Harmattan was shortlisted for the 2010 Commonwealth Writers’ Prize, Africa Region.
Nervous Conditions is a novel by Zimbabwean author Tsitsi Dangarembga, first published in the United Kingdom in 1988 by the Women’s Press. The semi-autobiographical is set in the African country then known as Rhodesia in the early 1960s. The narrator and protagonist is a young black woman named Tambu, who looks back on her experiences as a child and adolescent. The novel portrays the challenges that a young Shona girl faces in her efforts to break free of her impoverished background and acquire an education.
Nervous Conditions attempts to illustrate the dynamic themes of race, class, gender, and cultural change during the post-colonial conditions of present-day Zimbabwe.
Men of the South
Written by South African journalist and novelist, Zukiswa Wanner, Men of the South was shortlisted for the Commonwealth Writers’ Prize 2011. The novel is a fascinating novel about three men out from three worlds. Mfundo the musician and dad, Mzi – gay, but married, and Tinaye – a displaced Zimbabwean in South. Men of the South is a great read that explores the sensitive issues of unemployment, homosexuality and immigration, all subjects that impact modern day societies and affect the ways in which we relate with our families, friends and what society expects of us.
Also written by Chimamanda Adichie, the novel tells the story of a young Nigerian woman who emigrates to the United States for a university education and stays for work. Published in 2013 by Alfred A. Knopf, The novel is a powerful, tender story of race and identity. Americanah also tackles tackles African brain drain, blogging, diasporans returning to Africa, US and British strains of racism
The book was selected as one of the 10 Best Books of 2013 by the editors of the New York Times Book Review. It won the 2013 National Book Critics Circle Award (Fiction), and was shortlisted for the 2014 Baileys Women’s Prize for Fiction of the United Kingdom.

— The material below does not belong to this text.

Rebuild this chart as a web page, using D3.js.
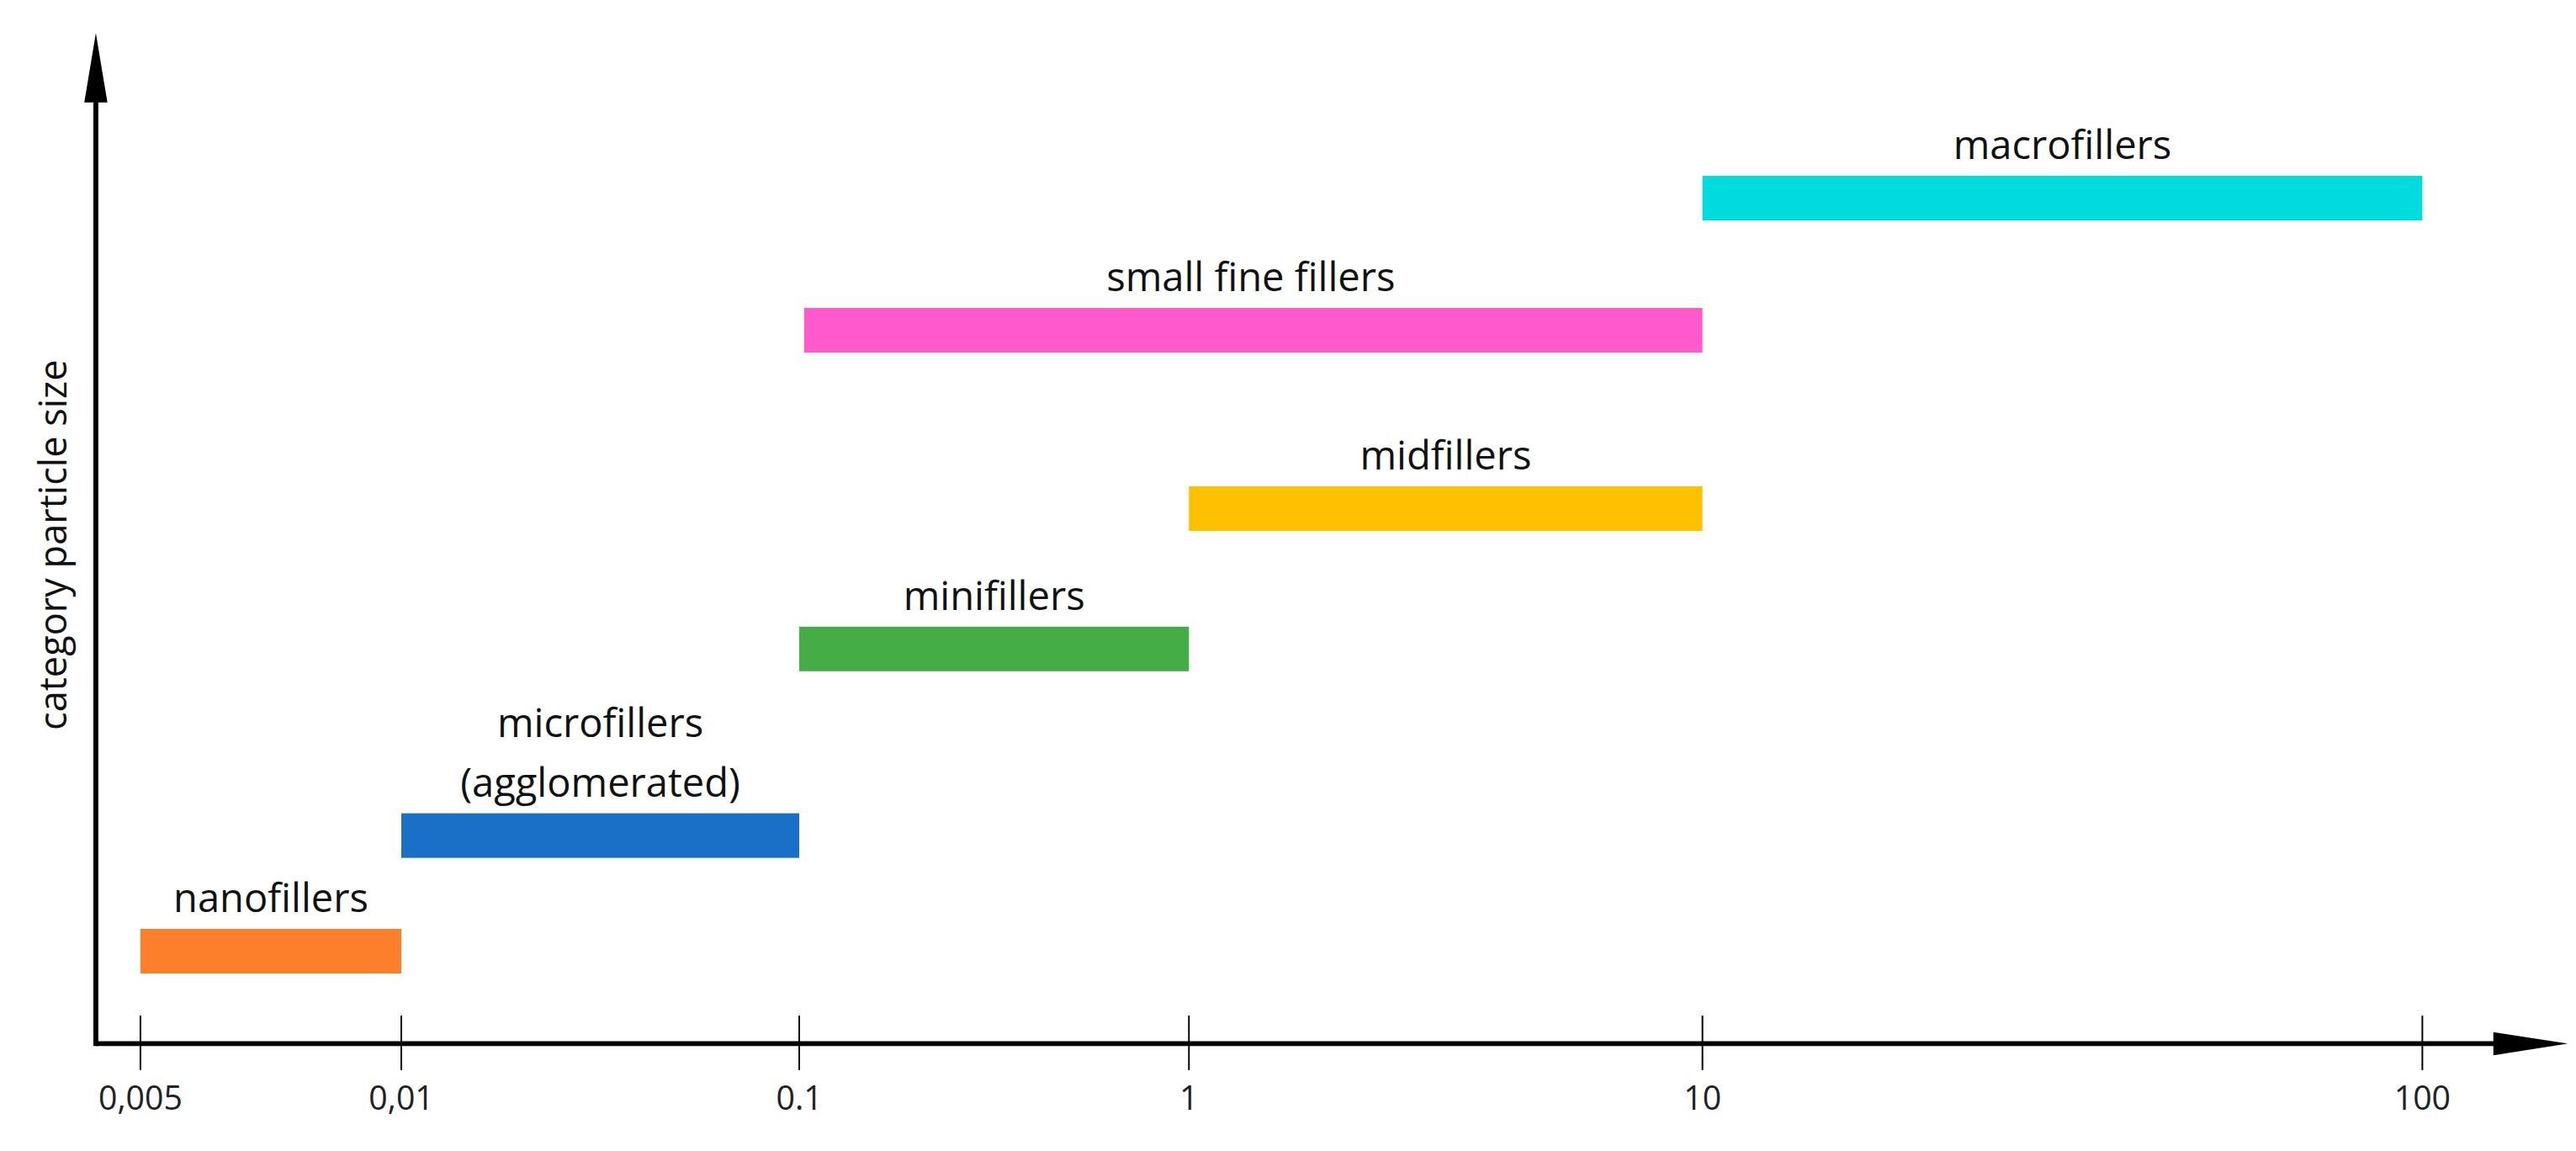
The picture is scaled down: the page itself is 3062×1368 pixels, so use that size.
<!DOCTYPE html>
<html><head><meta charset="utf-8">
<script src="https://cdn.jsdelivr.net/npm/d3@7"></script>
<style>body{margin:0;background:#fff}svg{display:block}</style>
</head><body>
<div class="chart"></div>
<script>
// filler categories, size ranges (µm) and vertical level
const categories = ['nanofillers', 'microfillers\n(agglomerated)', 'minifillers', 'midfillers', 'small fine fillers', 'macrofillers'];
const sizeFrom = [0.005, 0.01, 0.1, 1, 0.1, 10];
const sizeTo = [0.01, 0.1, 1, 10, 10, 100];
const levels = [0.5, 1.2, 2.33, 3.18, 4.26, 5.06];
const colors = ['#fd7f2c', '#1a6fc7', '#45ad45', '#ffc000', '#ff5acd', '#00dcdc'];
const tickValues = [0.005, 0.01, 0.1, 1, 10, 100];
const tickLabels = ['0,005', '0,01', '0.1', '1', '10', '100'];

const W = 1560, H = 697;
const svg = d3.select('.chart').append('svg')
    .attr('width', 3062).attr('height', 1368)
    .attr('viewBox', `0 0 ${W} ${H}`)
    .style('font-family', 'Open Sans, sans-serif');

// the drawn axis is not evenly logarithmic, so map each tick to its spot
const x = d3.scaleLinear()
    .domain(tickValues.map(v => Math.log10(v)))
    .range([85, 243, 484, 720, 1031, 1467]);
const xs = v => x(Math.log10(v));
const y = d3.scaleLinear().domain([0, 6]).range([626, 26]);
const ax = 58, ay = 632, barH = 27;

// axes
svg.append('line').attr('x1', ax).attr('y1', ay).attr('x2', 1520).attr('y2', ay)
    .attr('stroke', '#000').attr('stroke-width', 3);
svg.append('line').attr('x1', ax).attr('y1', ay + 1.5).attr('x2', ax).attr('y2', 50)
    .attr('stroke', '#000').attr('stroke-width', 3);
svg.append('path').attr('d', `M1555,${ay} L1510,${ay - 7} L1510,${ay + 7} Z`).attr('fill', '#000');
svg.append('path').attr('d', `M${ax},20 L${ax - 7},62 L${ax + 7},62 Z`).attr('fill', '#000');

const ticks = svg.selectAll('g.tick').data(tickValues).enter().append('g')
    .attr('transform', d => `translate(${xs(d)},0)`);
ticks.append('line').attr('y1', 615).attr('y2', 648).attr('stroke', '#000').attr('stroke-width', 1);
ticks.append('text').attr('y', 672).attr('text-anchor', 'middle')
    .attr('font-size', 20).attr('fill', '#222')
    .text((d, i) => tickLabels[i]);

svg.append('text')
    .attr('transform', 'translate(40,330) rotate(-90)')
    .attr('text-anchor', 'middle').attr('font-size', 23).attr('fill', '#111')
    .text('category particle size');

// bars
svg.selectAll('rect.bar').data(categories).enter().append('rect')
    .attr('x', (d, i) => xs(sizeFrom[i]) + (i === 4 ? 3 : 0))
    .attr('width', (d, i) => xs(sizeTo[i]) - xs(sizeFrom[i]) - (i === 4 ? 3 : 0))
    .attr('y', (d, i) => y(levels[i]) - barH / 2)
    .attr('height', barH)
    .attr('fill', (d, i) => colors[i]);

// labels
const lab = svg.selectAll('text.lab').data(categories).enter().append('text')
    .attr('text-anchor', 'middle').attr('font-size', 24).attr('fill', '#111')
    .attr('x', (d, i) => (xs(sizeFrom[i]) + xs(sizeTo[i])) / 2)
    .attr('y', (d, i) => y(levels[i]) - barH / 2 - 10 - (d.split('\n').length - 1) * 36);
lab.selectAll('tspan').data(d => d.split('\n')).enter().append('tspan')
    .attr('x', function() { return this.parentNode.getAttribute('x'); })
    .attr('dy', (d, i) => i ? 36 : 0)
    .text(d => d);
</script>
</body></html>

The Secret Lives of Baba Segi’s Wives
The novel is written by Nigerian poet and author, Lola Shoneyin. It is a multi-protagonist satirical novel that tells a tale of men and women, mothers and children, servitude and independence.The author narrated through the voices of Baba Segi, his wives, and his driver in different chapters, taking the reader through the complexity of trying to co-exist with co-wives with differences in educational background.

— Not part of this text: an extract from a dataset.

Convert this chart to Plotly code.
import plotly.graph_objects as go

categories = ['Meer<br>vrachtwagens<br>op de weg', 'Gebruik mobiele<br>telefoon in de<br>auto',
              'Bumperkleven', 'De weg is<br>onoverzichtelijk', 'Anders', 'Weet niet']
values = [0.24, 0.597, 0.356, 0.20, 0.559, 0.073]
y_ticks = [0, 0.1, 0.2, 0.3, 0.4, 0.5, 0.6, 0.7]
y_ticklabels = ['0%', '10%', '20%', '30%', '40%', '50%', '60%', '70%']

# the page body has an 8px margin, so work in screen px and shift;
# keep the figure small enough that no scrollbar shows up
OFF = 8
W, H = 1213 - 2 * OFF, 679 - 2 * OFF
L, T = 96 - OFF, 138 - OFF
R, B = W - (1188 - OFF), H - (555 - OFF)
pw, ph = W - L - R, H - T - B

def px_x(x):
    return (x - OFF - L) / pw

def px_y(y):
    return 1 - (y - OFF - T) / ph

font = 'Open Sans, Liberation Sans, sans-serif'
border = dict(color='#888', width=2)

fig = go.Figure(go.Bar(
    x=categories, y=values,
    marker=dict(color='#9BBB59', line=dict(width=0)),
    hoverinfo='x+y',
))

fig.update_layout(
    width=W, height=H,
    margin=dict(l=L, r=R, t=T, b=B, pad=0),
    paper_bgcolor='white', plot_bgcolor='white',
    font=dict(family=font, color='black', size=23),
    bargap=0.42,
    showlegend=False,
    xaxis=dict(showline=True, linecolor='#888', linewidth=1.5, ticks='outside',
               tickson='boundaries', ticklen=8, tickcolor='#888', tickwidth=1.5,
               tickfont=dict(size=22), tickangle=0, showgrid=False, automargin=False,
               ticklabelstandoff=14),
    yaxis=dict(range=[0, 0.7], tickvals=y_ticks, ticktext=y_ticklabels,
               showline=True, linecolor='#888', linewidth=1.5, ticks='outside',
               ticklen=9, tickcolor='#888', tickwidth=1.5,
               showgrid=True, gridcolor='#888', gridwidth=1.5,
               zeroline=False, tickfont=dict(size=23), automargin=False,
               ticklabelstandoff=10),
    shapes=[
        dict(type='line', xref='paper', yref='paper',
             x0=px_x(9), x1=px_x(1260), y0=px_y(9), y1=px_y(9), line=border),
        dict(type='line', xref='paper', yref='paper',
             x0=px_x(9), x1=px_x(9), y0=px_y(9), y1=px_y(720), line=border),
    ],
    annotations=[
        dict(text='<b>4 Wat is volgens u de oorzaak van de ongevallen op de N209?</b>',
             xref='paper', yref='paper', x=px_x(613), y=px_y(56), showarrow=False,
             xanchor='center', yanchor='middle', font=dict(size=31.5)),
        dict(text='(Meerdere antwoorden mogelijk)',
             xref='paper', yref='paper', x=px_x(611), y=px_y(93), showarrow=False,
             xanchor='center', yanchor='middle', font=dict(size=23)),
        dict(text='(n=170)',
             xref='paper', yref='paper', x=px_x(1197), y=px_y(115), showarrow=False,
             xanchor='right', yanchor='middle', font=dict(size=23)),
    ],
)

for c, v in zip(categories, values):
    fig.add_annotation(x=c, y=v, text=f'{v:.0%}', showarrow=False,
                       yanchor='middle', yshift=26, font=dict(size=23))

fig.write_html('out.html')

The Secret Lives of Baba Segi’s Wives depicts the common threads that connect the experiences of all women, the hardships they bear, their fierce desire to protect those they love and their struggle to define themselves. Each character in the book has secrets and it is only by letting the secret out that true liberty is achieved.

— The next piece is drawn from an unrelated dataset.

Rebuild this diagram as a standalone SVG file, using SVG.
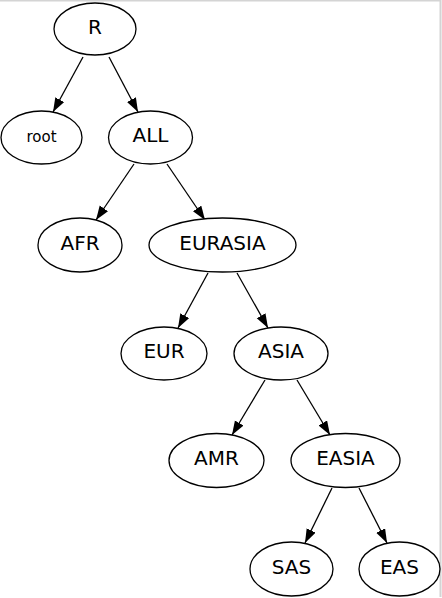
<svg xmlns="http://www.w3.org/2000/svg" width="442" height="598" viewBox="0 0 442 598">
<style>
.n ellipse{fill:#fff;stroke:#000;stroke-width:1.3}
.n text{font-family:"DejaVu Sans",Verdana,sans-serif;font-size:20px;text-anchor:middle;fill:#000}
#edges line{stroke:#000;stroke-width:1.3;marker-end:url(#ah)}
.frame{stroke:#d4d4d4;stroke-width:2;fill:none}
</style>
<defs>
<marker id="ah" markerUnits="userSpaceOnUse" markerWidth="15" markerHeight="11" refX="14" refY="5" orient="auto">
<path d="M0,0 L14,5 L0,10 Z" fill="#000"/>
</marker>
</defs>
<rect width="442" height="598" fill="#fff"/>
<polyline class="frame" points="0,0.5 440.5,0.5 440.5,597"/>
<g id="edges">
<line x1="83" y1="57" x2="53" y2="112"/>
<line x1="109" y1="57" x2="138" y2="112"/>
<line x1="134" y1="164" x2="96" y2="220"/>
<line x1="167" y1="164" x2="205" y2="220"/>
<line x1="208" y1="273" x2="178" y2="328"/>
<line x1="237" y1="273" x2="268" y2="328"/>
<line x1="265" y1="380" x2="232" y2="435"/>
<line x1="297" y1="380" x2="330" y2="435"/>
<line x1="332" y1="488" x2="305" y2="543"/>
<line x1="359" y1="488" x2="387" y2="543"/>
</g>
<g id="R" class="n"><ellipse cx="95" cy="29" rx="41" ry="26"/><text x="95" y="34">R</text></g>
<g id="root" class="n"><ellipse cx="41.5" cy="137.5" rx="40.5" ry="26.5"/><text x="41.5" y="142" style="font-size:15px">root</text></g>
<g id="ALL" class="n"><ellipse cx="150.5" cy="137.5" rx="42" ry="26.5"/><text x="150.5" y="142">ALL</text></g>
<g id="AFR" class="n"><ellipse cx="80" cy="245" rx="42" ry="27"/><text x="80" y="250">AFR</text></g>
<g id="EURASIA" class="n"><ellipse cx="222.5" cy="245" rx="73.5" ry="27"/><text x="222.5" y="250">EURASIA</text></g>
<g id="EUR" class="n"><ellipse cx="164" cy="353.5" rx="43" ry="26.5"/><text x="164" y="358">EUR</text></g>
<g id="ASIA" class="n"><ellipse cx="281" cy="353.5" rx="47" ry="26.5"/><text x="281" y="358">ASIA</text></g>
<g id="AMR" class="n"><ellipse cx="216.5" cy="460.5" rx="47.5" ry="27"/><text x="216.5" y="465">AMR</text></g>
<g id="EASIA" class="n"><ellipse cx="345.5" cy="460.5" rx="54.5" ry="27"/><text x="345.5" y="465">EASIA</text></g>
<g id="SAS" class="n"><ellipse cx="291.5" cy="569" rx="41.5" ry="27"/><text x="291.5" y="574">SAS</text></g>
<g id="EAS" class="n"><ellipse cx="399.5" cy="569" rx="40.5" ry="27"/><text x="399.5" y="574">EAS</text></g>
</svg>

I Do Not Come to You by Chance
Adaobi Nwaubani‘s debut novel is set amid the perilous world of Nigerian email scams. It tells the story of Kingsley, a university graduate who has finished his engineering degree and is expecting to work for an oil company. After it fails to happen, and the demand to provide for his beloved family increases, Kingsley meets his notorious uncle, Cash Daddy, the larger-than-life mastermind of a thousand e-mail scams.
This book won the Wole Soyinka Prize in 2010, Commonwealth Writers Prize best first book Africa region and a Betty Trask Award from the society of authors in 2010.